**Set problem**
Starting with the first line of the data below, copy each line up to and including the one containing "(0,0) rectangle (755,621);". Pictures stay out.
┌─ Data lines
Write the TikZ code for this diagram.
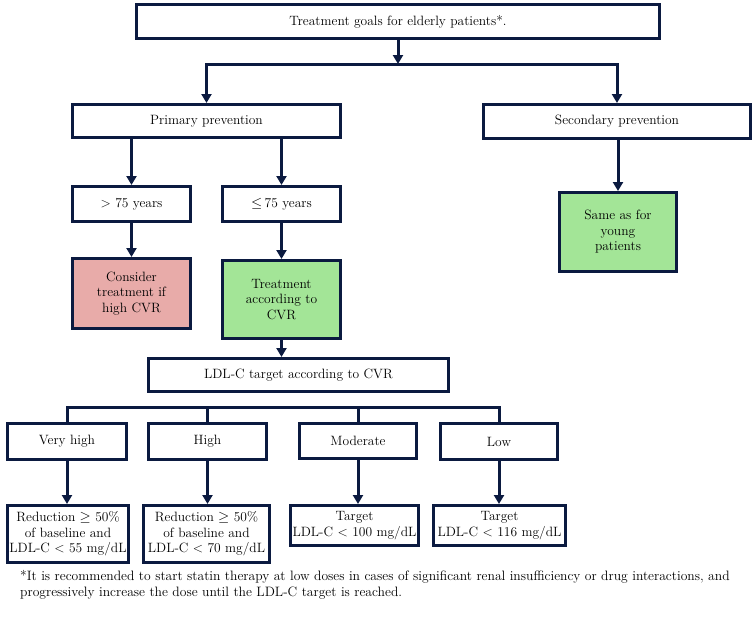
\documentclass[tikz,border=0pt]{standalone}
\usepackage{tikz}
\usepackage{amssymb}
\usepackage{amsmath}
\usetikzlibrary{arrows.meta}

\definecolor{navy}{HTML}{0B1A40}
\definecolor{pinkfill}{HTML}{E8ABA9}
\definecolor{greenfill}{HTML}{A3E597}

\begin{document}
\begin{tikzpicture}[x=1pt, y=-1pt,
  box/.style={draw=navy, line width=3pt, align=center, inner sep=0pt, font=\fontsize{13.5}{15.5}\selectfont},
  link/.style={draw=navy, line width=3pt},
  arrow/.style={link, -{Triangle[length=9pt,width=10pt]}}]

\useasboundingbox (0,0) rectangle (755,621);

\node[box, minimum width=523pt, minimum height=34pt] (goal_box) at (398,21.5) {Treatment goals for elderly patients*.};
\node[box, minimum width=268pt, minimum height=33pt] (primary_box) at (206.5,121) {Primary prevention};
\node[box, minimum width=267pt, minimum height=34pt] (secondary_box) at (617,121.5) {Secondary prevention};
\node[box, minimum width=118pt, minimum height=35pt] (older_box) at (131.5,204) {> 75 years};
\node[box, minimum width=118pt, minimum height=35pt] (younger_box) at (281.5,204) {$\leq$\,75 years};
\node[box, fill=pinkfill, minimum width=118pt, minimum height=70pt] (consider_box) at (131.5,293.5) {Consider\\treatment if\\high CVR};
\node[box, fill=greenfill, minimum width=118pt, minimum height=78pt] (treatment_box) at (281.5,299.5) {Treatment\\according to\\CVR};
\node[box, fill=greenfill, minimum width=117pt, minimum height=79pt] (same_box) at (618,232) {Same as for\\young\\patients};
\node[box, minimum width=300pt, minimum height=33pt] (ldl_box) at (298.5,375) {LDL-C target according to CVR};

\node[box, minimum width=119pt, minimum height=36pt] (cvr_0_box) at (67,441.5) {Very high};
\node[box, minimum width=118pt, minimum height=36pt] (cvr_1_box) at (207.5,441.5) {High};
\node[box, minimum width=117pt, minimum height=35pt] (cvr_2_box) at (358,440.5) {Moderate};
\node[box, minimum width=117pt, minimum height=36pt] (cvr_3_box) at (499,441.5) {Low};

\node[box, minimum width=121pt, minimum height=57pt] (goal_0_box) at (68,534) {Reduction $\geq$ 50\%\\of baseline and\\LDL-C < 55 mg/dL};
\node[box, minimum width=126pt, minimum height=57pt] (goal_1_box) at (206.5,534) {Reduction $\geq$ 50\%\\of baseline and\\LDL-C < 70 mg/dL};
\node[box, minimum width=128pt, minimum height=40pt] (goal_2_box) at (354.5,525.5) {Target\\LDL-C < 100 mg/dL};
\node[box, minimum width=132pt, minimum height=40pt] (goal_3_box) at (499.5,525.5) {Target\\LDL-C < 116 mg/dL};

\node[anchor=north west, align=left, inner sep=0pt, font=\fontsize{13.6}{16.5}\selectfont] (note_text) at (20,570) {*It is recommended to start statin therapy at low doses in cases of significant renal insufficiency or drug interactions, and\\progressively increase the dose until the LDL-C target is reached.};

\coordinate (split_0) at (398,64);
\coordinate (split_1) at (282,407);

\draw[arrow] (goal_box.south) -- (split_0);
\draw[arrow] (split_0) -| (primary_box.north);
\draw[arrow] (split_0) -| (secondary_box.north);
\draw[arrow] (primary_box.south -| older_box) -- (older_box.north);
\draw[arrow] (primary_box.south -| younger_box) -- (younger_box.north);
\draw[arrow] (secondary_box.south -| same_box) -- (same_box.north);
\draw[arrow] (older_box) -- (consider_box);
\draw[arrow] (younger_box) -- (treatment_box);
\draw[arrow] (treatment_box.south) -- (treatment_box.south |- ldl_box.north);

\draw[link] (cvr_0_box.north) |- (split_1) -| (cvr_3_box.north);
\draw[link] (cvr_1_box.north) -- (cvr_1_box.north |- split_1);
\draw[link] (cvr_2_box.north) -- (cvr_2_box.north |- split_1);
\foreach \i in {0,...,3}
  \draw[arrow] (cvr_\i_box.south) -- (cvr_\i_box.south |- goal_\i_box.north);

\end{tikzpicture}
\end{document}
└─
**Full response**
Write the TikZ code for this diagram.
\documentclass[tikz,border=0pt]{standalone}
\usepackage{tikz}
\usepackage{amssymb}
\usepackage{amsmath}
\usetikzlibrary{arrows.meta}

\definecolor{navy}{HTML}{0B1A40}
\definecolor{pinkfill}{HTML}{E8ABA9}
\definecolor{greenfill}{HTML}{A3E597}

\begin{document}
\begin{tikzpicture}[x=1pt, y=-1pt,
  box/.style={draw=navy, line width=3pt, align=center, inner sep=0pt, font=\fontsize{13.5}{15.5}\selectfont},
  link/.style={draw=navy, line width=3pt},
  arrow/.style={link, -{Triangle[length=9pt,width=10pt]}}]

\useasboundingbox (0,0) rectangle (755,621);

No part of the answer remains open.